In a significant recent development for the world of cryptocurrency, a crypto investor popularly known as a ‘whale’, splashed a staggering $24.7 million on Ethereum-based altcoins. This major move was made shortly after the U.S. Securities and Exchange Commission (SEC) approved the listing of a spot Ethereum exchange-traded fund (ETF).
The whale’s activities were closely monitored by Lookonchain, a blockchain tracking firm. According to the data provided by them, the investor took a calculated risk by securing a large sum of Ethereum when it was slightly over $3,000, just before whispers of a possible ETH ETF approval started making rounds.
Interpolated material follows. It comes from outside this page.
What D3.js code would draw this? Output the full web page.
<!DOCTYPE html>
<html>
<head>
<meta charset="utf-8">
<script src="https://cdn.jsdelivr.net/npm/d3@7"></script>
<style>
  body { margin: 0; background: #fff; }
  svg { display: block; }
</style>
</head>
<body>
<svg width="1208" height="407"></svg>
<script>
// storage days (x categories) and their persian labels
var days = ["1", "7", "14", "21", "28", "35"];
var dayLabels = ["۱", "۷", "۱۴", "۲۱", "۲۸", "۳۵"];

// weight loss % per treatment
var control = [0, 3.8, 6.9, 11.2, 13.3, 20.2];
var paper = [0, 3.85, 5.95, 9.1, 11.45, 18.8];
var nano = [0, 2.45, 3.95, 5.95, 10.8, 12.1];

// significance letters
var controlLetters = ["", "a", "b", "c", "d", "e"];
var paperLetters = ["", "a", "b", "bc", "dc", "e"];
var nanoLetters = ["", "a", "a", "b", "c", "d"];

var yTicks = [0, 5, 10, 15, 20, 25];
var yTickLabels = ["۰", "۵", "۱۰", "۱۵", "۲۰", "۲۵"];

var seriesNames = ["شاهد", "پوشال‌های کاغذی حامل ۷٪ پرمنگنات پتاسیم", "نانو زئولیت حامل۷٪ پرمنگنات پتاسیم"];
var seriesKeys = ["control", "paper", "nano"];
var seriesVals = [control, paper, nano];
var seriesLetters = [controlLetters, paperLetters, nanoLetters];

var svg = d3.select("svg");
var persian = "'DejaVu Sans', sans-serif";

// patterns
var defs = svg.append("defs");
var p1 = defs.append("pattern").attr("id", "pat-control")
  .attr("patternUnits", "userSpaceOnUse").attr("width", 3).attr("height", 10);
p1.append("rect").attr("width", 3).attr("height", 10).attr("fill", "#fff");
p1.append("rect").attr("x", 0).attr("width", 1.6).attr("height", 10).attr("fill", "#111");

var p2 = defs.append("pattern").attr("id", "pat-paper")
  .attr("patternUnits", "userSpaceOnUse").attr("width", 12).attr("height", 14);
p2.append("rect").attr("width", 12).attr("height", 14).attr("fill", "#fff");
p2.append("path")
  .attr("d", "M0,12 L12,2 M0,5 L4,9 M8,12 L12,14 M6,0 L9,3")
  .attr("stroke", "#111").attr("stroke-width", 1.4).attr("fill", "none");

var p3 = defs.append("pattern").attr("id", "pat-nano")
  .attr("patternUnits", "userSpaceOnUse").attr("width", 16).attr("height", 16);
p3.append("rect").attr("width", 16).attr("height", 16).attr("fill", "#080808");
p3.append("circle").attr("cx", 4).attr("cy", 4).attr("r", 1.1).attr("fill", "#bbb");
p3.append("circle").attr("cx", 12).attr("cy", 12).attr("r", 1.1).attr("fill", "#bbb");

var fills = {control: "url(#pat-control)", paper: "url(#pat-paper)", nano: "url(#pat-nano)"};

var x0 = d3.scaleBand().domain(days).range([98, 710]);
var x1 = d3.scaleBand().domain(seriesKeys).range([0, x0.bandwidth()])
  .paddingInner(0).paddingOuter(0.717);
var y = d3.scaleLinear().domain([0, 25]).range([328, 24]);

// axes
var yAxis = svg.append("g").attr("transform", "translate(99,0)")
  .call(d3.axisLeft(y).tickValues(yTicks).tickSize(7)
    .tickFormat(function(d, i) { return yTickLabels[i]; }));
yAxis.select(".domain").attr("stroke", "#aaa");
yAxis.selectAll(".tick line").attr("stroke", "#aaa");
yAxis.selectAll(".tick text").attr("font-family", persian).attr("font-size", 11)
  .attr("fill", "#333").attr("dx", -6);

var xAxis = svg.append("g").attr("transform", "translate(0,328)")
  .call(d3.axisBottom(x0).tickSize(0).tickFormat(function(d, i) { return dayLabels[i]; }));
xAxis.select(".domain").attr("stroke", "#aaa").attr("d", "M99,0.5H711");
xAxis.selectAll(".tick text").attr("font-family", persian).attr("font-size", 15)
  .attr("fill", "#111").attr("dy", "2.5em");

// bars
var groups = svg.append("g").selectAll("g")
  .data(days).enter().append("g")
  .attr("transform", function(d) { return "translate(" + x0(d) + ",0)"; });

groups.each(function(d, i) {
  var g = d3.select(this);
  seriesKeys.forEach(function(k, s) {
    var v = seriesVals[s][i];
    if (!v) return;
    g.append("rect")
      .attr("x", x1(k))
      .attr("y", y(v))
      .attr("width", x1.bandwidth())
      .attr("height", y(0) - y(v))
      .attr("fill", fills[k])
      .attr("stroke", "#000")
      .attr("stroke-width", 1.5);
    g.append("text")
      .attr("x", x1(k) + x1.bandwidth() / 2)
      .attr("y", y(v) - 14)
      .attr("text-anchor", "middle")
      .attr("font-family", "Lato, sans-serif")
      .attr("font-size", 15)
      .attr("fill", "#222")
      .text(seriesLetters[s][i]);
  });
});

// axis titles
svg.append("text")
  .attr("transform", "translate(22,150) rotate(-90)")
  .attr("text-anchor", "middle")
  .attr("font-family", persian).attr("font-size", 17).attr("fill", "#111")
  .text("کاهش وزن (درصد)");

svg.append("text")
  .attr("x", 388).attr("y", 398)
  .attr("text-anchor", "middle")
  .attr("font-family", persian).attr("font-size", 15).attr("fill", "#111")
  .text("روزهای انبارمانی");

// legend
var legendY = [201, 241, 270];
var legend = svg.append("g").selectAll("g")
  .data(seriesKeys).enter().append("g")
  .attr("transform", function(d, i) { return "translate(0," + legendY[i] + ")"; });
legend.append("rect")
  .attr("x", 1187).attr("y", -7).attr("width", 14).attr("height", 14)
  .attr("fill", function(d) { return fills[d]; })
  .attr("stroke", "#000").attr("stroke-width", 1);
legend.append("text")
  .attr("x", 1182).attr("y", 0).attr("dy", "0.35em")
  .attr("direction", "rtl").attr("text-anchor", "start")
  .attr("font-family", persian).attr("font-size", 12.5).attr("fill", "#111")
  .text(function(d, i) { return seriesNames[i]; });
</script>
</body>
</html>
After the SEC greenlit the ETFs, this crypto spender turned buyer. He began purchasing altcoins linked to the Ethereum ecosystem, including names like Lido (LDO), Uniswap (UNI), Aave (AAVE), Ethereum Name Service (ENS) and Fraxshare (FXS). The whale’s smart and timely movements in the crypto market resulted in an impressive unrealized profit of approximately $7.1 million.
The blockchain analytics firm further reported that a whale on the Solana (SOL) network gambled on potential Dogecoin (DOGE) competitor, Dogwifhat (WIF). This action led to a remarkable ~7% price increase for the WIF token.
Cryptocurrency markets continue to remain volatile and unpredictable. However, these whale movements might suggest potential opportunities for individual investors willing to navigate these choppy crypto-waters. As of now, WIF is trading at approximately $2.99.